Monolithically Integrated BiVO4/Si Tandem Devices Enabling Unbiased Photoelectrochemical Water Splitting

Abstract

AbstractA photoelectrochemical (PEC) water splitting device based on a dual‐junction monolithic tandem cell that utilizes NiOOH/FeOOH/BiVO4/SnO2/Ta:SnO2 (TTO)/tunnel oxide passivated contact (TOPCon) Si is reported. The PEC device achieves a maximum photocurrent density of 1.4 mA cm−2 (equal to a solar‐to‐hydrogen conversion efficiency of 1.72%) in 1.0 m potassium borate solution (pH 9) when illuminated with air mass 1.5 G simulated solar irradiation, which is the highest value among dual‐junction monolithic photoelectrochemical cells except for III–V materials. The TOPCon Si not only works as an appropriate bottom photoelectrode for subsequent high‐temperature BiVO4 processing but also offers a high photovoltage of 590 mV. Transparent and conductive TTO grown by pulsed laser deposition serves as a recombination layer to achieve effective integration.

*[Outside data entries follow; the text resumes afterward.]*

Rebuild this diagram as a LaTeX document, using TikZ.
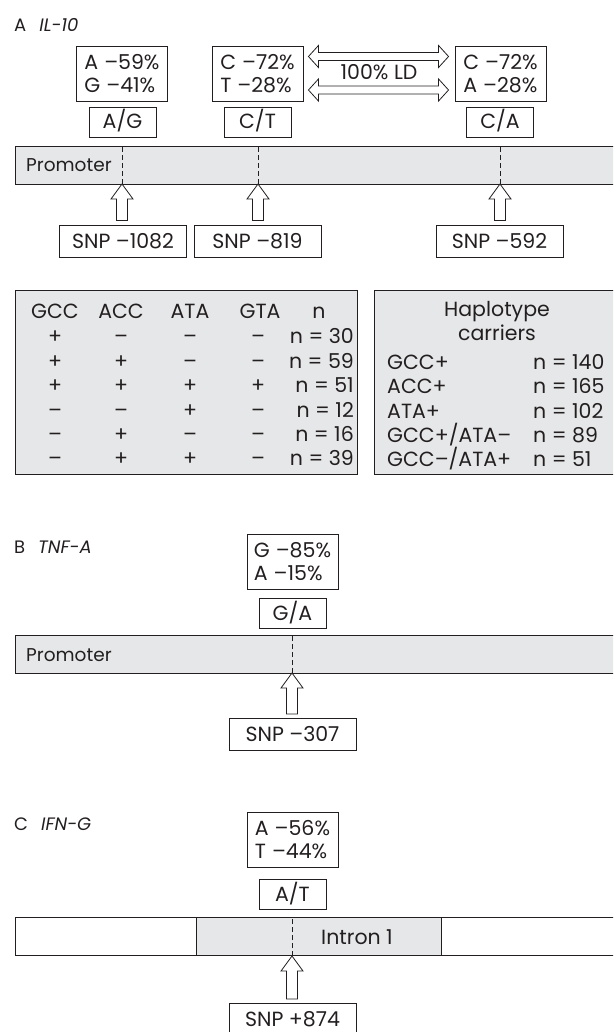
\documentclass[tikz,border=0pt]{standalone}
\usepackage{fontspec}
\setmainfont{Poppins}
\usepackage{xcolor}
\usepackage{tikz}
\usetikzlibrary{calc}
\definecolor{ink}{HTML}{231F20}
\definecolor{shade}{HTML}{E6E7E8}
\tikzset{
  base/.style={draw=ink, line width=0.9pt},
  cut/.style={draw=ink, dash pattern=on 5pt off 3pt, line width=0.8pt},
  gene/.style={base, fill=shade, minimum height=38pt, inner sep=0pt},
  hollow/.style={draw=ink, fill=white, line width=0.8pt, line join=miter},
  cell/.style={font=\fontsize{20.5}{23}\selectfont, text=ink, inner sep=0pt,
    text height=14pt, text depth=0pt},
  region/.style={cell, font=\fontsize{18.5}{23}\selectfont, anchor=west},
  head/.style={font=\fontsize{18}{20}\selectfont, text=ink, inner sep=0pt, anchor=west},
  freq/.style={base, font=\fontsize{20.5}{23}\selectfont, text=ink, align=left,
    minimum width=91pt, minimum height=55pt, inner sep=0pt},
  allele/.style={base, cell, minimum width=67pt, minimum height=30pt},
  snp/.style={base, cell, minimum width=127pt, minimum height=32pt}
}
% hollow block arrow from a box up to a point on the gene bar
\newcommand{\snparrow}[2]{%
  \draw[hollow] let \p1=(#1.north), \p2=(#2) in
    ({\x2-5.5pt},{\y1+4pt}) -- ({\x2-5.5pt},{\y2-15pt}) -- ({\x2-11pt},{\y2-15pt})
    -- (\x2,\y2) -- ({\x2+11pt},{\y2-15pt}) -- ({\x2+5.5pt},{\y2-15pt})
    -- ({\x2+5.5pt},{\y1+4pt}) -- cycle;}
% hollow double arrow between two boxes, #3 = vertical offset
\newcommand{\ldarrow}[3]{%
  \draw[hollow] let \p1=(#1.east), \p2=(#2.west), \p3=($(#1.east)+(0,#3)$) in
    ({\x1+5pt},\y3) -- ({\x1+15pt},{\y3+11pt}) -- ({\x1+15pt},{\y3+4pt})
    -- ({\x2-16pt},{\y3+4pt}) -- ({\x2-16pt},{\y3+11pt}) -- ({\x2-6pt},\y3)
    -- ({\x2-16pt},{\y3-11pt}) -- ({\x2-16pt},{\y3-4pt}) -- ({\x1+15pt},{\y3-4pt})
    -- ({\x1+15pt},{\y3-11pt}) -- cycle;}

\begin{document}
\begin{tikzpicture}[x=1pt, y=-1pt]
  \clip (0,0) rectangle (613,1032);

  % A: IL-10
  \node[head] (hA) at (14,25) {A\hspace{13pt}\textit{IL-10}};
  \node[freq] (fA1) at (122,73.5) {A\hspace{6pt}–59\%\\G\hspace{6pt}–41\%};
  \node[freq] (fA2) at (257.5,73.5) {C\hspace{6pt}–72\%\\T\hspace{6pt}–28\%};
  \node[freq] (fA3) at (500.5,73.5) {C\hspace{6pt}–72\%\\A\hspace{6pt}–28\%};
  \node[cell] (ld) at (379,73) {100\% LD};
  \ldarrow{fA2}{fA3}{-17}
  \ldarrow{fA2}{fA3}{16.5}
  \node[allele] (aA1) at (122.5,122) {A/G};
  \node[allele] (aA2) at (257.5,122) {C/T};
  \node[allele] (aA3) at (500,122) {C/A};

  \node[gene, anchor=north west, minimum width=640pt] (barA) at (15,146) {};
  \node[region] (pA) at (26,165) {Promoter};
  \coordinate (dA1) at (122,184);
  \coordinate (dA2) at (258,184);
  \coordinate (dA3) at (500,184);
  \foreach \d in {dA1,dA2,dA3}
    \draw[cut] (\d) -- (\d |- barA.north);

  \node[snp] (sA1) at (123,241) {SNP –1082};
  \node[snp] (sA2) at (257.5,241) {SNP –819};
  \node[snp] (sA3) at (499.5,241) {SNP –592};
  \snparrow{sA1}{dA1}
  \snparrow{sA2}{dA2}
  \snparrow{sA3}{dA3}

  % haplotype tables
  \node[base, fill=shade, anchor=north west, minimum width=342pt, minimum height=184pt] (tab) at (15,290) {};
  \node[base, fill=shade, anchor=north west, minimum width=280pt, minimum height=184pt] (car) at (374,290) {};
  \node[cell] (cGCC) at (55,311) {GCC};
  \node[cell] (cACC) at (121,311) {ACC};
  \node[cell] (cATA) at (190,311) {ATA};
  \node[cell] (cGTA) at (260,311) {GTA};
  \node[cell] (cn) at (319,311) {n};
  \foreach \a/\b/\c/\d/\n [count=\i] in {+/–/–/–/30, +/+/–/–/59, +/+/+/+/51,
      –/–/+/–/12, –/+/–/–/16, –/+/+/–/39}{
    \pgfmathsetmacro{\ry}{312.5+24.4*\i}
    \node[cell] (r\i a) at (55,\ry) {\a};
    \node[cell] (r\i b) at (121,\ry) {\b};
    \node[cell] (r\i c) at (190,\ry) {\c};
    \node[cell] (r\i d) at (258,\ry) {\d};
    \node[cell, anchor=east] (r\i n) at (354,\ry) {n = \n};
  }
  \node[cell] (hap) at (497,309) {Haplotype};
  \node[cell] (carr) at (497,333) {carriers};
  \foreach \h/\n [count=\i] in {GCC+/140, ACC+/165, ATA+/102,
      GCC+\slash ATA–/89, GCC–\slash ATA+/51}{
    \pgfmathsetmacro{\ry}{337.9+24.4*\i}
    \node[cell, anchor=west] (k\i) at (387,\ry) {\h};
    \node[cell, anchor=west] (v\i) at (533,\ry) {n = \n};
  }

  % B: TNF-A
  \node[head] (hB) at (14,547) {B\hspace{13pt}\textit{TNF-A}};
  \node[freq] (fB) at (292.5,561.5) {G\hspace{6pt}–85\%\\A\hspace{6pt}–15\%};
  \node[allele] (aB) at (292.5,613) {G/A};
  \node[gene, anchor=north west, minimum width=640pt] (barB) at (15,635) {};
  \node[region] (pB) at (26,654) {Promoter};
  \coordinate (dB) at (292,673);
  \draw[cut] (dB) -- (dB |- barB.north);
  \node[snp] (sB) at (292.5,734.5) {SNP –307};
  \snparrow{sB}{dB}

  % C: IFN-G
  \node[head] (hC) at (14,824) {C\hspace{13pt}\textit{IFN-G}};
  \node[freq] (fC) at (292.5,840) {A\hspace{6pt}–56\%\\T\hspace{6pt}–44\%};
  \node[allele] (aC) at (292.5,894) {A/T};
  \node[gene, fill=white, anchor=north west, minimum width=640pt] (barC) at (15,917) {};
  \node[gene, anchor=north west, minimum width=245pt] (intr) at (196,917) {};
  \node[cell] (iC) at (357,937) {Intron 1};
  \coordinate (dC) at (292,956);
  \draw[cut] (dC) -- (dC |- barC.north);
  \node[snp] (sC) at (292.5,1019.5) {SNP +874};
  \snparrow{sC}{dC}
\end{tikzpicture}
\end{document}
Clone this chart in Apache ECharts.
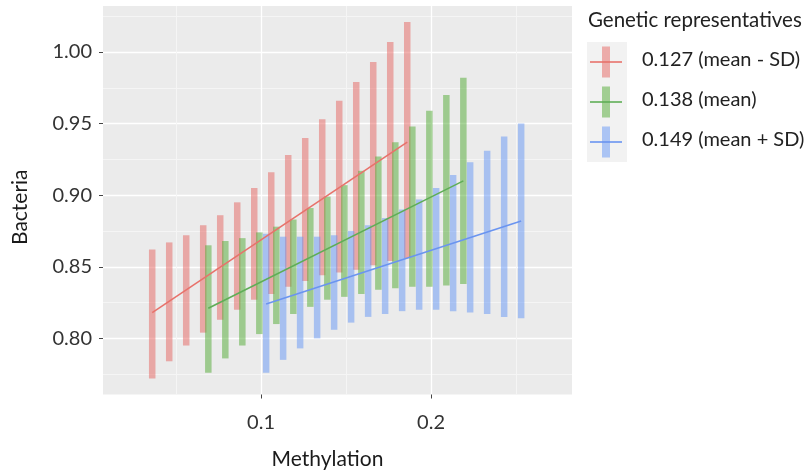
<!DOCTYPE html>
<html>
<head>
<meta charset="utf-8">
<script src="https://cdn.jsdelivr.net/npm/echarts@6/dist/echarts.min.js"></script>
<style>
html,body{margin:0;padding:0;background:#fff;}
#chart{width:810px;height:475px;}
</style>
</head>
<body>
<div id="chart"></div>
<script>
// ---- data ----
const groupNames = ['0.127 (mean - SD)', '0.138 (mean)', '0.149 (mean + SD)'];

const redX    = [0.036,0.046,0.056,0.066,0.076,0.086,0.096,0.106,0.116,0.126,0.136,0.146,0.156,0.166,0.176,0.186];
const redHigh = [0.862,0.867,0.872,0.879,0.886,0.895,0.905,0.916,0.928,0.940,0.953,0.966,0.979,0.993,1.007,1.021];
const redLow  = [0.772,0.784,0.795,0.804,0.813,0.820,0.827,0.831,0.836,0.840,0.844,0.846,0.848,0.851,0.854,0.856];

const greenX    = [0.069,0.079,0.089,0.099,0.109,0.119,0.129,0.139,0.149,0.159,0.169,0.179,0.189,0.199,0.209,0.219];
const greenHigh = [0.865,0.868,0.870,0.874,0.878,0.883,0.891,0.899,0.907,0.917,0.927,0.937,0.948,0.959,0.970,0.982];
const greenLow  = [0.776,0.786,0.795,0.803,0.810,0.817,0.822,0.827,0.829,0.831,0.834,0.835,0.836,0.836,0.837,0.838];

const blueX    = [0.103,0.113,0.123,0.133,0.143,0.153,0.163,0.173,0.183,0.193,0.203,0.213,0.223,0.233,0.243,0.253];
const blueHigh = [0.873,0.871,0.871,0.871,0.872,0.875,0.879,0.884,0.890,0.897,0.905,0.914,0.923,0.931,0.941,0.950];
const blueLow  = [0.776,0.785,0.793,0.800,0.806,0.811,0.815,0.817,0.819,0.820,0.820,0.819,0.818,0.817,0.815,0.814];

// regression lines: [x, y] at start and end
const redLine   = [[0.036, 0.818], [0.186, 0.937]];
const greenLine = [[0.069, 0.821], [0.219, 0.910]];
const blueLine  = [[0.103, 0.824], [0.253, 0.882]];

const xTicks = [0.1, 0.2];
const xTickLabels = ['0.1', '0.2'];
const yTicks = [0.80, 0.85, 0.90, 0.95, 1.00];
const yTickLabels = ['0.80', '0.85', '0.90', '0.95', '1.00'];

const xTitle = 'Methylation';
const yTitle = 'Bacteria';
const legendTitle = 'Genetic representatives';

// ---- styles ----
const FONT = 'Lato';
const barFill  = ['rgba(230,100,95,0.5)', 'rgba(80,170,50,0.5)', 'rgba(100,150,245,0.5)'];
const lineCol  = ['#E8726B', '#5FAE57', '#6A94F0'];

function toRows(xs, lo, hi){ return xs.map((x,i)=>[x, lo[i], hi[i]]); }

function rangeSeries(name, rows, color){
  return {
    type: 'custom', name: name, data: rows, z: 2,
    encode: {x: 0, y: [1,2]},
    renderItem: function(params, api){
      const x = api.value(0);
      const p1 = api.coord([x, api.value(1)]);
      const p2 = api.coord([x, api.value(2)]);
      const w = 6.5;
      return {
        type: 'rect',
        shape: {x: p1[0]-w/2, y: p2[1], width: w, height: p1[1]-p2[1]},
        style: {fill: color}
      };
    }
  };
}
function lineSeries(name, pts, color){
  return {
    type: 'line', name: name, data: pts, z: 3, symbol: 'none',
    lineStyle: {color: color, width: 1.6}, silent: true
  };
}
function labelFor(ticks, labels){
  return v => { for (let i=0;i<ticks.length;i++){ if (Math.abs(v-ticks[i])<1e-9) return labels[i]; } return ''; };
}

const chart = echarts.init(document.getElementById('chart'), null, {renderer: 'canvas'});

const legendKeys = [];
const keyY = [62, 102, 142];
legendKeys.push({type:'rect', shape:{x:587, y:42, width:40, height:120}, style:{fill:'#F2F2F2'}});
for (let i=0;i<3;i++){
  legendKeys.push({type:'rect', shape:{x:602, y:keyY[i]-15.5, width:8, height:31}, style:{fill:barFill[i]}});
  legendKeys.push({type:'line', shape:{x1:590, y1:keyY[i], x2:622, y2:keyY[i]}, style:{stroke:lineCol[i], lineWidth:1.6}});
  legendKeys.push({type:'text', left:642, top:keyY[i]-12, style:{text:groupNames[i], font:'20px '+FONT, fill:'#222'}});
}
legendKeys.push({type:'text', left:588, top:10, style:{text:legendTitle, font:'20.5px '+FONT, fill:'#222'}});

chart.setOption({
  animation: false,
  backgroundColor: '#ffffff',
  grid: {left: 103, top: 6, right: 238, bottom: 80.5, show: true, backgroundColor: '#EBEBEB', borderWidth: 0},
  xAxis: {
    type: 'value', min: 0.00706, max: 0.2829, splitNumber: 3,
    name: xTitle, nameLocation: 'middle', nameGap: 54,
    nameTextStyle: {fontFamily: FONT, fontSize: 21, color: '#1a1a1a', padding: [0, 20, 0, 0]},
    axisLine: {show: false},
    axisTick: {show: true, length: 4, customValues: xTicks, lineStyle: {color: '#444', width: 1}},
    axisLabel: {fontFamily: FONT, fontSize: 20, color: '#333', margin: 18,
      customValues: xTicks, formatter: labelFor(xTicks, xTickLabels)},
    splitLine: {show: true, lineStyle: {color: '#ffffff', width: 1.3}},
    minorTick: {show: false, splitNumber: 2},
    minorSplitLine: {show: true, lineStyle: {color: '#F5F5F5', width: 1}}
  },
  yAxis: {
    type: 'value', min: 0.7608, max: 1.0321, splitNumber: 5,
    name: yTitle, nameLocation: 'middle', nameGap: 72, nameRotate: 90,
    nameTextStyle: {fontFamily: FONT, fontSize: 21, color: '#1a1a1a', padding: [0, 14, 0, 0]},
    axisLine: {show: false},
    axisTick: {show: true, length: 4, customValues: yTicks, lineStyle: {color: '#444', width: 1}},
    axisLabel: {fontFamily: FONT, fontSize: 20, color: '#333', margin: 11,
      customValues: yTicks, formatter: labelFor(yTicks, yTickLabels)},
    splitLine: {show: true, lineStyle: {color: '#ffffff', width: 1.3}},
    minorTick: {show: false, splitNumber: 2},
    minorSplitLine: {show: true, lineStyle: {color: '#F5F5F5', width: 1}}
  },
  series: [
    rangeSeries(groupNames[0], toRows(redX, redLow, redHigh), barFill[0]),
    rangeSeries(groupNames[1], toRows(greenX, greenLow, greenHigh), barFill[1]),
    rangeSeries(groupNames[2], toRows(blueX, blueLow, blueHigh), barFill[2]),
    lineSeries(groupNames[0], redLine, lineCol[0]),
    lineSeries(groupNames[1], greenLine, lineCol[1]),
    lineSeries(groupNames[2], blueLine, lineCol[2])
  ],
  graphic: legendKeys
});
</script>
</body>
</html>
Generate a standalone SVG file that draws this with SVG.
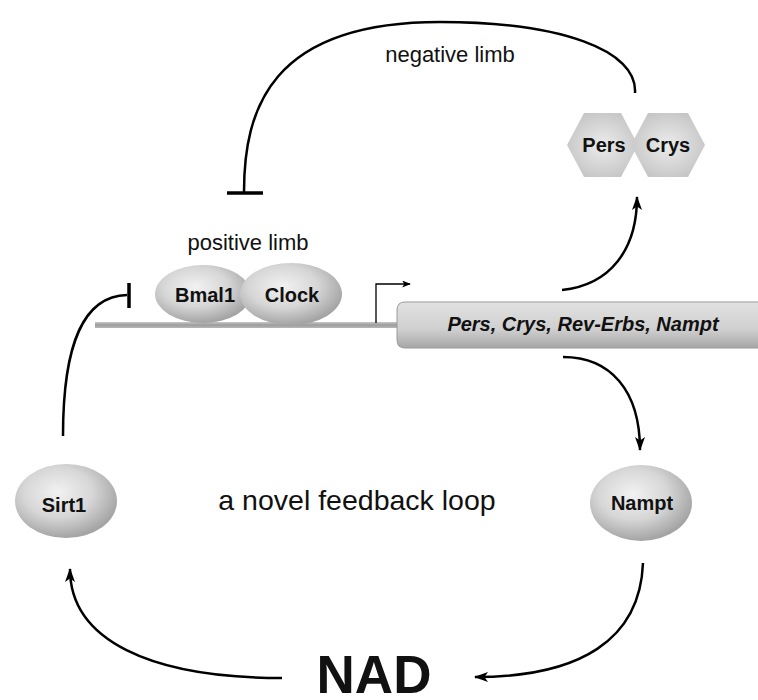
<svg xmlns="http://www.w3.org/2000/svg" width="758" height="700" viewBox="0 0 758 700">
  <defs>
    <radialGradient id="ball" cx="0.42" cy="0.38" r="0.62">
      <stop offset="0" stop-color="#f2f2f2"/>
      <stop offset="0.55" stop-color="#d6d6d6"/>
      <stop offset="1" stop-color="#a4a4a4"/>
    </radialGradient>
    <radialGradient id="hex" cx="0.5" cy="0.5" r="0.6">
      <stop offset="0" stop-color="#ececec"/>
      <stop offset="1" stop-color="#c2c2c2"/>
    </radialGradient>
    <linearGradient id="bar" x1="0" y1="0" x2="0" y2="1">
      <stop offset="0" stop-color="#e2e2e2"/>
      <stop offset="0.6" stop-color="#cfcfcf"/>
      <stop offset="1" stop-color="#a6a6a6"/>
    </linearGradient>
    <linearGradient id="dna" x1="0" y1="0" x2="0" y2="1">
      <stop offset="0" stop-color="#c8c8c8"/>
      <stop offset="0.5" stop-color="#9c9c9c"/>
      <stop offset="1" stop-color="#b8b8b8"/>
    </linearGradient>
    <marker id="arrow" viewBox="0 0 14 10" refX="13" refY="5" markerWidth="14" markerHeight="10" markerUnits="userSpaceOnUse" orient="auto">
      <path d="M0,0 L14,5 L0,10 L3.5,5 z" fill="#000"/>
    </marker>
    <marker id="small" viewBox="0 0 10 8" refX="9" refY="4" markerWidth="9" markerHeight="7" markerUnits="userSpaceOnUse" orient="auto">
      <path d="M0,0 L10,4 L0,8 L2.5,4 z" fill="#000"/>
    </marker>
  </defs>
  <style>
    .lbl { font-family: "Liberation Sans", Arial, sans-serif; font-weight: bold; font-size: 20px; fill: #111; text-anchor: middle; }
    .cap { font-family: "Liberation Sans", Arial, sans-serif; fill: #111; text-anchor: middle; }
    .edge { fill: none; stroke: #000; stroke-width: 2.5; }
    .bar { fill: none; stroke: #000; stroke-width: 3.5; }
    .node { stroke: none; }
  </style>

  <rect width="758" height="700" fill="#fff"/>

  <!-- DNA strand and promoter -->
  <g id="dna">
    <rect x="95" y="322" width="310" height="6" fill="url(#dna)"/>
    <path d="M376,323 V284 H410" fill="none" stroke="#000" stroke-width="1.3" marker-end="url(#small)"/>
  </g>

  <!-- target genes -->
  <g id="genes">
    <path d="M405,302 H770 V348 H405 Q397,348 397,340 V310 Q397,302 405,302 z" fill="url(#bar)" stroke="#9a9a9a" stroke-width="1"/>
    <text class="lbl" x="583" y="331" font-style="italic" font-size="21">Pers, Crys, Rev-Erbs, Nampt</text>
  </g>

  <g id="bmal1">
    <ellipse class="node" cx="203" cy="294" rx="48" ry="29" fill="url(#ball)"/>
    <text class="lbl" x="205" y="302">Bmal1</text>
  </g>
  <g id="clock">
    <ellipse class="node" cx="291" cy="294" rx="51" ry="31" fill="url(#ball)"/>
    <text class="lbl" x="292" y="302">Clock</text>
  </g>

  <g id="pers">
    <polygon class="node" points="567,145 584,113 621,113 638,145 621,177 584,177" fill="url(#hex)"/>
    <text class="lbl" x="604" y="152">Pers</text>
  </g>
  <g id="crys">
    <polygon class="node" points="631,145 648,113 688,113 705,145 688,177 648,177" fill="url(#hex)"/>
    <text class="lbl" x="668" y="152">Crys</text>
  </g>

  <g id="sirt1">
    <ellipse class="node" cx="66" cy="501" rx="51" ry="37" fill="url(#ball)"/>
    <text class="lbl" x="64" y="512">Sirt1</text>
  </g>

  <g id="nampt">
    <ellipse class="node" cx="641" cy="503" rx="51" ry="38" fill="url(#ball)"/>
    <text class="lbl" x="642" y="510">Nampt</text>
  </g>

  <g id="nad">
    <text class="cap" x="374" y="693" font-weight="bold" font-size="53">NAD</text>
  </g>

  <!-- captions -->
  <text class="cap" x="450" y="62" font-size="22">negative limb</text>
  <text class="cap" x="248" y="250" font-size="22">positive limb</text>
  <text class="cap" x="357" y="510" font-size="28.5">a novel feedback loop</text>

  <!-- connectors -->
  <g id="connectors">
    <!-- negative limb: Pers/Crys repress Bmal1/Clock -->
    <path class="edge" d="M635,93 C638,50 560,22 440,22 C270,22 244,110 244,192"/>
    <path class="bar" d="M227,193 H263"/>
    <!-- transcription to Pers/Crys -->
    <path class="edge" d="M562,290 C610,285 637,250 637,197" marker-end="url(#arrow)"/>
    <!-- transcription to Nampt -->
    <path class="edge" d="M563,357 C610,357 640,390 640,450" marker-end="url(#arrow)"/>
    <!-- Nampt to NAD -->
    <path class="edge" d="M643,563 C640,640 580,677 475,677" marker-end="url(#arrow)"/>
    <!-- NAD to Sirt1 -->
    <path class="edge" d="M282,678 C150,678 70,640 70,569" marker-end="url(#arrow)"/>
    <!-- Sirt1 represses Bmal1/Clock -->
    <path class="edge" d="M63,436 C63,340 85,296 127,295"/>
    <path class="bar" d="M129,283 V308"/>
  </g>
</svg>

In addition, the TTO provides chemical and physical protection, allowing the surface of the TOPCon Si to exhibit 24 h of tandem cell stability under weak base electrolyte conditions. The SnO2 hole‐blocking layer inserted between TTO and BiVO4 enhances the charge separation of BiVO4, allowing the device to achieve high efficiency. Artificial leaf‐type monolithic tandem cells consisting of NiFe/BiVO4/SnO2/TTO/TOPCon Si/Ag/Ti/Pt with a solar‐to‐hydrogen efficiency of 0.44% are also demonstrated.